Nearly 1,000 public security officials and political leaders from 156 countries will discuss terrorism, organised crime and cybercrime at the four-day gathering, one of the largest in Interpol’s history, the group said. Interpol eases the exchange of information between police forces from 190 countries and is therefore a crucial tool for China, whose President Xi Jinping has led an intensive crackdown on corruption that has extended beyond his country’s borders.
Xi called for “global security governance” as he addressed the assembly. “Countries should adopt a concept of common, comprehensive, cooperative and sustainable security and jointly respond to security challenges,” he said, according to the official Xinhua news agency.
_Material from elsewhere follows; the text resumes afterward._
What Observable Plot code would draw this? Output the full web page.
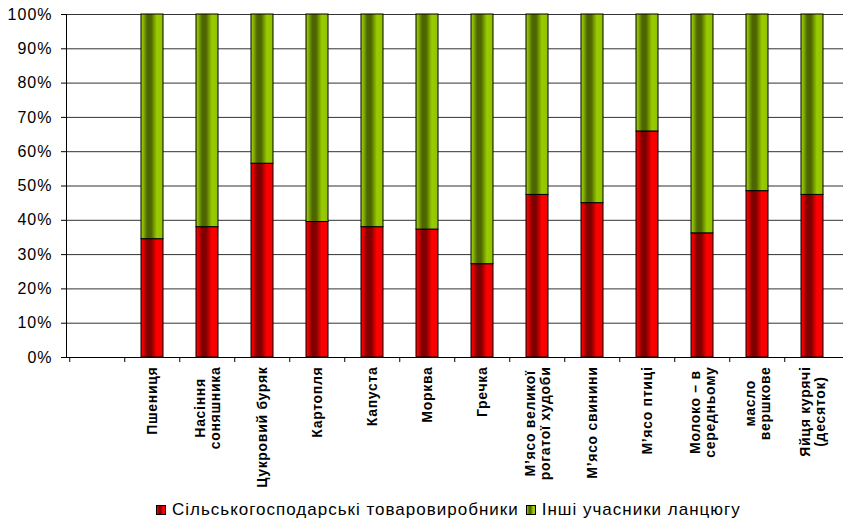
<!DOCTYPE html>
<html>
<head>
<meta charset="utf-8">
<script src="https://cdn.jsdelivr.net/npm/d3@7"></script>
<script src="https://cdn.jsdelivr.net/npm/@observablehq/plot@0.6"></script>
<style>
  body { margin: 0; background: #fff; font-family: "Liberation Sans", Arial, sans-serif; }
  #legend { display: flex; align-items: center; height: 20px; padding-left: 156px; font-size: 17px; letter-spacing: 1px; color: #000; }
  .item { display: flex; align-items: center; margin-right: 7px; }
  .sw { width: 8px; height: 8px; border: 1px solid #000; margin-right: 6px; }
  g[aria-label="y-axis tick label"] { letter-spacing: 1px; }
  g[aria-label="x-axis tick label"] { letter-spacing: 0.7px; }
</style>
</head>
<body>
<svg width="0" height="0" style="position:absolute">
  <defs>
    <linearGradient id="gRed" x1="0" x2="1" y1="0" y2="0">
      <stop offset="0" stop-color="#ff0000"/>
      <stop offset="0.08" stop-color="#f00000"/>
      <stop offset="0.28" stop-color="#800000"/>
      <stop offset="0.46" stop-color="#800000"/>
      <stop offset="0.72" stop-color="#ff0000"/>
      <stop offset="1" stop-color="#f00000"/>
    </linearGradient>
    <linearGradient id="gGreen" x1="0" x2="1" y1="0" y2="0">
      <stop offset="0" stop-color="#99cc00"/>
      <stop offset="0.08" stop-color="#90c000"/>
      <stop offset="0.28" stop-color="#4d6600"/>
      <stop offset="0.46" stop-color="#4d6600"/>
      <stop offset="0.72" stop-color="#99cc00"/>
      <stop offset="1" stop-color="#92c200"/>
    </linearGradient>
  </defs>
</svg>
<div id="chart"></div>
<div id="legend"></div>
<script>
const categories = [
  "Пшениця",
  "Насіння\nсоняшника",
  "Цукровий буряк",
  "Картопля",
  "Капуста",
  "Морква",
  "Гречка",
  "М’ясо великої\nрогатої худоби",
  "М’ясо свинини",
  "М’ясо птиці",
  "Молоко – в\nсередньому",
  "масло\nвершкове",
  "Яйця курячі\n(десяток)"
];
const producers = [34.5, 38.0, 56.5, 39.5, 38.0, 37.3, 27.2, 47.4, 45.0, 65.9, 36.2, 48.5, 47.4];
const others    = [65.5, 62.0, 43.5, 60.5, 62.0, 62.7, 72.8, 52.6, 55.0, 34.1, 63.8, 51.5, 52.6];
const seriesNames = ["Сільськогосподарські товаровиробники", "Інші учасники ланцюгу"];
const yTicks = [0, 10, 20, 30, 40, 50, 60, 70, 80, 90, 100];
const blank = " ";

const rows = categories.map((c, i) => ({label: c, producers: producers[i], others: others[i]}));

const W = 843, H = 500, mL = 66, mR = 0, mT = 14, mB = 143;
const step = (W - mL - mR) / (categories.length + 1);

const plot = Plot.plot({
  width: W, height: H,
  marginLeft: mL, marginRight: mR, marginTop: mT, marginBottom: mB,
  style: {fontFamily: "'Liberation Sans', Arial, sans-serif", background: "#fff", color: "#000", overflow: "visible"},
  x: {domain: [blank, ...categories], paddingInner: 0.6, paddingOuter: 0.3, label: null},
  y: {domain: [0, 100], label: null},
  marks: [
    Plot.gridY(yTicks, {stroke: "#333", strokeOpacity: 1, strokeWidth: 1}),
    Plot.barY(rows, {x: "label", y1: 0, y2: "producers", fill: "url(#gRed)", stroke: "#000", strokeWidth: 1}),
    Plot.barY(rows, {x: "label", y1: "producers", y2: d => d.producers + d.others, fill: "url(#gGreen)", stroke: "#000", strokeWidth: 1}),
    Plot.ruleY([0], {stroke: "#000", strokeWidth: 1}),
    Plot.frame({anchor: "left", stroke: "#000", strokeWidth: 1}),
    Plot.axisY(yTicks, {tickSize: 5, tickPadding: 9, fontSize: 16, tickFormat: d => d + "%", stroke: "#000"}),
    Plot.axisX({tickSize: 5, text: null, dx: -step / 2, stroke: "#000"}),
    Plot.axisX({tickSize: 0, tickRotate: -90, tickPadding: 9, fontSize: 14, fontWeight: "bold", lineHeight: 1.08, tickFormat: d => d})
  ]
});

document.getElementById("chart").appendChild(plot);

// center shorter wrapped lines within each rotated label block
d3.select(plot).selectAll("text").each(function() {
  const spans = Array.from(this.querySelectorAll("tspan"));
  if (spans.length < 2) return;
  const lens = spans.map(s => s.getComputedTextLength());
  const max = d3.max(lens);
  spans.forEach((s, i) => s.setAttribute("x", -(max - lens[i]) / 2));
});

const legend = document.getElementById("legend");
const swatchBg = [
  "linear-gradient(to right, #ff0000 0%, #800000 30%, #800000 45%, #ff0000 75%)",
  "linear-gradient(to right, #99cc00 0%, #4d6600 30%, #4d6600 45%, #99cc00 75%)"
];
seriesNames.forEach((n, i) => {
  const it = document.createElement("div");
  it.className = "item";
  const sw = document.createElement("div");
  sw.className = "sw";
  sw.style.background = swatchBg[i];
  const t = document.createElement("span");
  t.textContent = n;
  it.appendChild(sw); it.appendChild(t);
  legend.appendChild(it);
});
</script>
</body>
</html>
US Deputy Attorney General Rod Rosenstein, also in attendance, emphasised Interpol’s role in protecting civil liberties.
“Law enforcement authorities have dual obligations. They are responsible for protecting public safety and for protecting the civil liberties - including privacy rights - of citizens,” he said, calling it a “continuing challenge” to meet both goals.
Since 2014 Beijing has pursued its citizens abroad in what it calls “Operation Fox Hunt”, seeking to repatriate allegedly corrupt officials who have fled.
Authorities say at least 2,500 nationals suspected of economic crimes have already been brought back.
Most Western countries including the United States do not have extradition treaties with China, where courts are overseen by the Communist Party and the use of force by police to extract confessions is believed to be common.
At the request of member states, Interpol, which is based in the French city of Lyon, issues “red notices” - non-binding notifications of arrest warrants.
Human rights groups have raised concerns since Chinese public security vice minister Meng Hongwei was chosen as Interpol president last year.
“Interpol needs to explain how it will avoid becoming an arm of the Chinese government abroad, using red notices against dissidents and forcing people back to torture in China,” said Human Rights Watch’s China director Sophie Richardson, adding that the organisation’s “credibility is on the line”.
One of China’s most prominent dissidents, Wei Jingsheng - exiled in the US since 1997 - said he feared that Beijing would use the international police institution to “repatriate political opponents”.
The Chinese foreign ministry rejected such concerns as “unfounded”.
Another issue likely to cause tensions at the general assembly is the Palestinian Authority’s bid to join Interpol, which Israel opposes.
A previous bid to join failed last year after the authority was unable to obtain the necessary two-thirds majority vote in favour of its membership.